It marks renewed learning about our collective African Canadian history, unlearning the erasure of Black life in white settler mythologies, and uncovering a fuller picture of the roots of anti-Black racism and Black resistance in Canada.
James M. Russell is a Toronto-based Black filmmaker who took up the herculean task of uncovering the unmarked graves, headstones and eventually names of early Black settlers in the Niagara-on-the-Lake cemetery. “Travelling back and forth to visit [the region] since 1985, 37 years, and it always bothered me that the Negro Burial Ground was an empty grass field, two headstones and other than that just grass.”
Niagara flourished for years as a site where many free Black families, including Black Loyalists who served in the British military, settled in the 1830s. In comparison, others were forcibly brought into Canada to this region as enslaved persons in the late 1700s after the American Revolution.
The abolition of slavery certainly did not happen overnight. The Act to Limit Slavery of 1793 was the first legislation of its kind in the British Empire. However, while it prohibited the enslavement of Black freedom runners newly entering Canada, it sanctioned the continued enslavement of Black folks in Canada—relegating Black children to unfreedom until their 25th birthday. These counter-narratives reveal the true history of Canada’s 200-year-long legal practice of enslaving people of African descent and Indigenous peoples in Canada.
Last November, Russell applied to the Town of Niagara to use ground-penetrating radar on the Negro Burial Ground on Mississauga Street. Many Black community members lived in what was once known as the Coloured Village, located near the Baptist Church. So far, 28 graves and 19 headstones have been found at the site.
When asked what lessons we must draw from Indigenous communities, led by Tk’emlúps te Secwépemc First Nation in the 2021 discovery of the 215 Indigenous babies and children’s graves at the former Kamloops Residential School in B.C., Russell says: “The lesson for us Black folks is that no one will uncover our history if we don’t do it ourselves.”
Natasha Henry-Dixon, Assistant Professor of African Canadian History at York University and President of the Ontario Black History Society, reminds us of the importance of naming and taking an interdisciplinary approach to uncovering the stories of early Black freedom seekers. The Ontario Heritage Trust commissioned her to conduct background research and update existing plaques of the Niagara Baptist Church.
The old plaques at the site anchored Black lives to the efforts of white people, and Black people were largely absent from these narratives. In contrast, the research led by Black historians like Henry-Dixon recognizes Black people as subjects with a long history and presence in the predominantly white Niagara region.
A critical aspect of Black Canadian history involves uncovering the freedom seekers buried in the Negro Burial Ground of the Niagara Baptist Church, established in 1829 by a white British soldier, John Oakley. The church was recognized as a space for the Black congregation in the 1850s and led by Black Baptist minister Francis Lacy, who kept records ensuring that children and adults who were part of the predominantly Black Baptist community formed part of our collective historical record.
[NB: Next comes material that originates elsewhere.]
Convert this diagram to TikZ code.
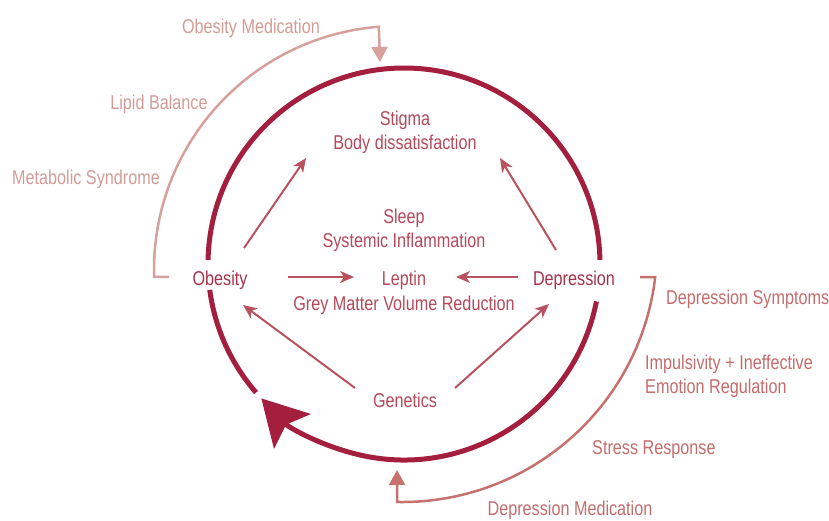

Henry-Dixon documents at least 15 burials in the churchyard, including Black freedom seekers Herbert Holmes and Jacob Green. They were killed in 1837 protesting for the release of Solomon Moseby, a Black freedom seeker set to be extradited across the Niagara River back into slavery in the U.S.
“These are entry points into further research and reading, and one of the things I was so elated with in regards to the heritage plaque, is to include the background reports so that people have ready access, and can dig deeper for themselves,” says Henry-Dixon.
The archival research and ground-penetrating radar technology involved in Russell’s project “speaks to the interdisciplinary approach that has always been taken to document and uncover Black history,” she says.
For Russell, racial justice begins with honouring the humanity and dignity of the living and ancestral Black communities. “Those folks built Canada; they had an important role in building Canada back in the 1700s and 1600s, their unpaid labour paved the way for the wealth of Canada, and it’s important that these stories are told.”
Black communities have long been organizing and demanding symbolic recognition and material reparations to redress group-based harms and stolen labour that served as the bedrock of pre-Confederation Canada and modern-day capitalism.
If these graves remain unmarked and the stories of Black ancestors remain relegated to acts of collective forgetting, we can’t bring the lessons of the past to bear upon us. For emancipation and Black liberation to be fully realized, Canada needs to reckon with its historical roots—forged by Black agency, self-determination, and resistance.